TASK INSTRUCTIONS
Output the material below unchanged, apart from leaving out the pictures.
## BEGIN MATERIAL
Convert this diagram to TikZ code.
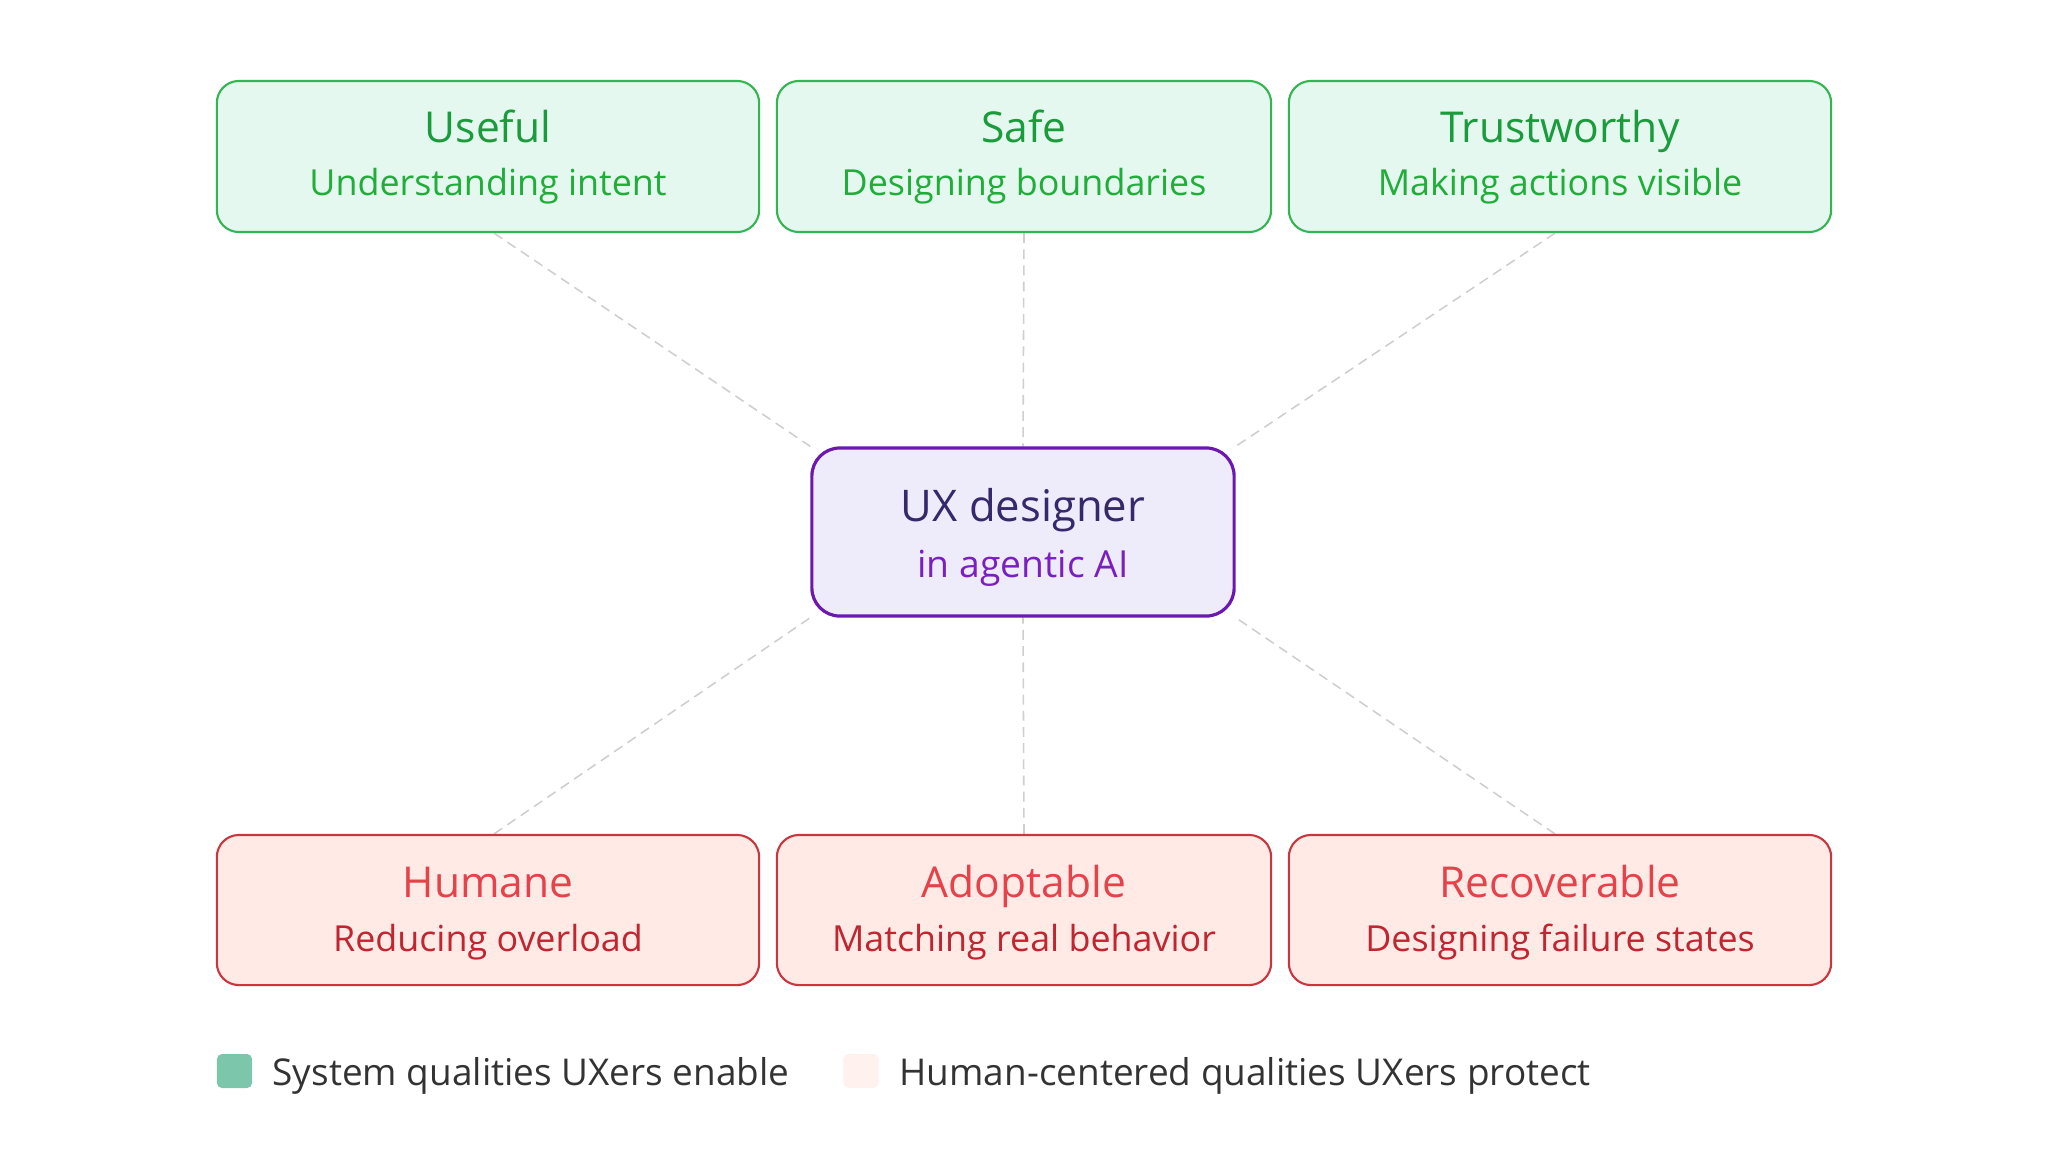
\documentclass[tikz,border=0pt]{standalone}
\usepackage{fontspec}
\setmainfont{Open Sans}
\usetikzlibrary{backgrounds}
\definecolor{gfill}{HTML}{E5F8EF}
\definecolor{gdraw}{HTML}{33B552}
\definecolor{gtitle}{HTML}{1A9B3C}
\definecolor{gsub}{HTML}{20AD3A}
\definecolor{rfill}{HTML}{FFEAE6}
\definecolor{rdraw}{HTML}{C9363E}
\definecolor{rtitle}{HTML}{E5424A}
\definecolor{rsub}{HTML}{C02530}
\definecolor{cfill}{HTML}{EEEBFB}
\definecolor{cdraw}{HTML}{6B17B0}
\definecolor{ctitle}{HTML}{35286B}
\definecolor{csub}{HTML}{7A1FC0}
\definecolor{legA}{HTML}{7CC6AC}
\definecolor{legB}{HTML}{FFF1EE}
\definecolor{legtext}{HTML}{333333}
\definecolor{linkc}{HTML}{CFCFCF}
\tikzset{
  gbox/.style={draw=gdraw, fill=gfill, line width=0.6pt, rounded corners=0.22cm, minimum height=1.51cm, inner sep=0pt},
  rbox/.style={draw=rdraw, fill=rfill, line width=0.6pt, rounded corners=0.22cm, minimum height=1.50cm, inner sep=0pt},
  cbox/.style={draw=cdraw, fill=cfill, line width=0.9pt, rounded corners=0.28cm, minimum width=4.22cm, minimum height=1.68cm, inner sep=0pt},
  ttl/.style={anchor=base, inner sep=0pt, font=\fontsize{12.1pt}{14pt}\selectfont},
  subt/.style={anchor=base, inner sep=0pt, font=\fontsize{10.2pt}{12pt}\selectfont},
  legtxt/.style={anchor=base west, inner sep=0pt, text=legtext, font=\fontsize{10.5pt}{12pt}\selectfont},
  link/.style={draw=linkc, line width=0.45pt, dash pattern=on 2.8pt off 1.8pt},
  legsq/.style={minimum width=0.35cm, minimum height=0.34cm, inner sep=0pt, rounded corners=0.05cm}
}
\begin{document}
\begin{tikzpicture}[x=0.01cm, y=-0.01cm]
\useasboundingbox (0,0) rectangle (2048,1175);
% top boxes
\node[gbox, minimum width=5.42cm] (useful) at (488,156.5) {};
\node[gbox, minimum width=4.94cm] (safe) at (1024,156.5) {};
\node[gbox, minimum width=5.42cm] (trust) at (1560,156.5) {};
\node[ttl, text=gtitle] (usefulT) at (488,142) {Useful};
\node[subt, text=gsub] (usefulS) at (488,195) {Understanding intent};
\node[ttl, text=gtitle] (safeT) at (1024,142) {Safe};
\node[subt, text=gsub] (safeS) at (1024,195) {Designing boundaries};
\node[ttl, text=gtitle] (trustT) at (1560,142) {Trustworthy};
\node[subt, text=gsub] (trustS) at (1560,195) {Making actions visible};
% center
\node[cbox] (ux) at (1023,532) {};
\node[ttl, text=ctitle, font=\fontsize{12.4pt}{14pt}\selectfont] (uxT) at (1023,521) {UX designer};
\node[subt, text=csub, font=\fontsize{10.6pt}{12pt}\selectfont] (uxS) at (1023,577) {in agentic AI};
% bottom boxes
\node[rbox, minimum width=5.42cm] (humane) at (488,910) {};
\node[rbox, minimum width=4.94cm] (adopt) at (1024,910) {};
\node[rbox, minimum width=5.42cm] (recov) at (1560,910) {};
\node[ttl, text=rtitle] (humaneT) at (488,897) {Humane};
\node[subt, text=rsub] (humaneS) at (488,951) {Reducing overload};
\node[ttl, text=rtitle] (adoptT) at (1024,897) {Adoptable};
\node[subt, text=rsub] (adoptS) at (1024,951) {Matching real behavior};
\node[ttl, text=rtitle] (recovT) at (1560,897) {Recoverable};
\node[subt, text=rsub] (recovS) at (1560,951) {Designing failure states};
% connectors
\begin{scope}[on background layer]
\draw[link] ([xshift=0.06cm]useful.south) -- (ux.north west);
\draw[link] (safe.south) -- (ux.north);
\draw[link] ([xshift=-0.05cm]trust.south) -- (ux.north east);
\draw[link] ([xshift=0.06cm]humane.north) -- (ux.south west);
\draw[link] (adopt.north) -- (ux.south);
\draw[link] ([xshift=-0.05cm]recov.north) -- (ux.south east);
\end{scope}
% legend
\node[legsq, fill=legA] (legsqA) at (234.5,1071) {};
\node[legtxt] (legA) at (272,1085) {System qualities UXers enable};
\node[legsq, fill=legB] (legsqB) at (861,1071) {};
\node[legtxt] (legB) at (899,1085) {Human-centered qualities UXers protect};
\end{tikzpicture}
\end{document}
## END MATERIAL
FINISHED TASK
Convert this diagram to TikZ code.
\documentclass[tikz,border=0pt]{standalone}
\usepackage{fontspec}
\setmainfont{Open Sans}
\usetikzlibrary{backgrounds}
\definecolor{gfill}{HTML}{E5F8EF}
\definecolor{gdraw}{HTML}{33B552}
\definecolor{gtitle}{HTML}{1A9B3C}
\definecolor{gsub}{HTML}{20AD3A}
\definecolor{rfill}{HTML}{FFEAE6}
\definecolor{rdraw}{HTML}{C9363E}
\definecolor{rtitle}{HTML}{E5424A}
\definecolor{rsub}{HTML}{C02530}
\definecolor{cfill}{HTML}{EEEBFB}
\definecolor{cdraw}{HTML}{6B17B0}
\definecolor{ctitle}{HTML}{35286B}
\definecolor{csub}{HTML}{7A1FC0}
\definecolor{legA}{HTML}{7CC6AC}
\definecolor{legB}{HTML}{FFF1EE}
\definecolor{legtext}{HTML}{333333}
\definecolor{linkc}{HTML}{CFCFCF}
\tikzset{
  gbox/.style={draw=gdraw, fill=gfill, line width=0.6pt, rounded corners=0.22cm, minimum height=1.51cm, inner sep=0pt},
  rbox/.style={draw=rdraw, fill=rfill, line width=0.6pt, rounded corners=0.22cm, minimum height=1.50cm, inner sep=0pt},
  cbox/.style={draw=cdraw, fill=cfill, line width=0.9pt, rounded corners=0.28cm, minimum width=4.22cm, minimum height=1.68cm, inner sep=0pt},
  ttl/.style={anchor=base, inner sep=0pt, font=\fontsize{12.1pt}{14pt}\selectfont},
  subt/.style={anchor=base, inner sep=0pt, font=\fontsize{10.2pt}{12pt}\selectfont},
  legtxt/.style={anchor=base west, inner sep=0pt, text=legtext, font=\fontsize{10.5pt}{12pt}\selectfont},
  link/.style={draw=linkc, line width=0.45pt, dash pattern=on 2.8pt off 1.8pt},
  legsq/.style={minimum width=0.35cm, minimum height=0.34cm, inner sep=0pt, rounded corners=0.05cm}
}
\begin{document}
\begin{tikzpicture}[x=0.01cm, y=-0.01cm]
\useasboundingbox (0,0) rectangle (2048,1175);
% top boxes
\node[gbox, minimum width=5.42cm] (useful) at (488,156.5) {};
\node[gbox, minimum width=4.94cm] (safe) at (1024,156.5) {};
\node[gbox, minimum width=5.42cm] (trust) at (1560,156.5) {};
\node[ttl, text=gtitle] (usefulT) at (488,142) {Useful};
\node[subt, text=gsub] (usefulS) at (488,195) {Understanding intent};
\node[ttl, text=gtitle] (safeT) at (1024,142) {Safe};
\node[subt, text=gsub] (safeS) at (1024,195) {Designing boundaries};
\node[ttl, text=gtitle] (trustT) at (1560,142) {Trustworthy};
\node[subt, text=gsub] (trustS) at (1560,195) {Making actions visible};
% center
\node[cbox] (ux) at (1023,532) {};
\node[ttl, text=ctitle, font=\fontsize{12.4pt}{14pt}\selectfont] (uxT) at (1023,521) {UX designer};
\node[subt, text=csub, font=\fontsize{10.6pt}{12pt}\selectfont] (uxS) at (1023,577) {in agentic AI};
% bottom boxes
\node[rbox, minimum width=5.42cm] (humane) at (488,910) {};
\node[rbox, minimum width=4.94cm] (adopt) at (1024,910) {};
\node[rbox, minimum width=5.42cm] (recov) at (1560,910) {};
\node[ttl, text=rtitle] (humaneT) at (488,897) {Humane};
\node[subt, text=rsub] (humaneS) at (488,951) {Reducing overload};
\node[ttl, text=rtitle] (adoptT) at (1024,897) {Adoptable};
\node[subt, text=rsub] (adoptS) at (1024,951) {Matching real behavior};
\node[ttl, text=rtitle] (recovT) at (1560,897) {Recoverable};
\node[subt, text=rsub] (recovS) at (1560,951) {Designing failure states};
% connectors
\begin{scope}[on background layer]
\draw[link] ([xshift=0.06cm]useful.south) -- (ux.north west);
\draw[link] (safe.south) -- (ux.north);
\draw[link] ([xshift=-0.05cm]trust.south) -- (ux.north east);
\draw[link] ([xshift=0.06cm]humane.north) -- (ux.south west);
\draw[link] (adopt.north) -- (ux.south);
\draw[link] ([xshift=-0.05cm]recov.north) -- (ux.south east);
\end{scope}
% legend
\node[legsq, fill=legA] (legsqA) at (234.5,1071) {};
\node[legtxt] (legA) at (272,1085) {System qualities UXers enable};
\node[legsq, fill=legB] (legsqB) at (861,1071) {};
\node[legtxt] (legB) at (899,1085) {Human-centered qualities UXers protect};
\end{tikzpicture}
\end{document}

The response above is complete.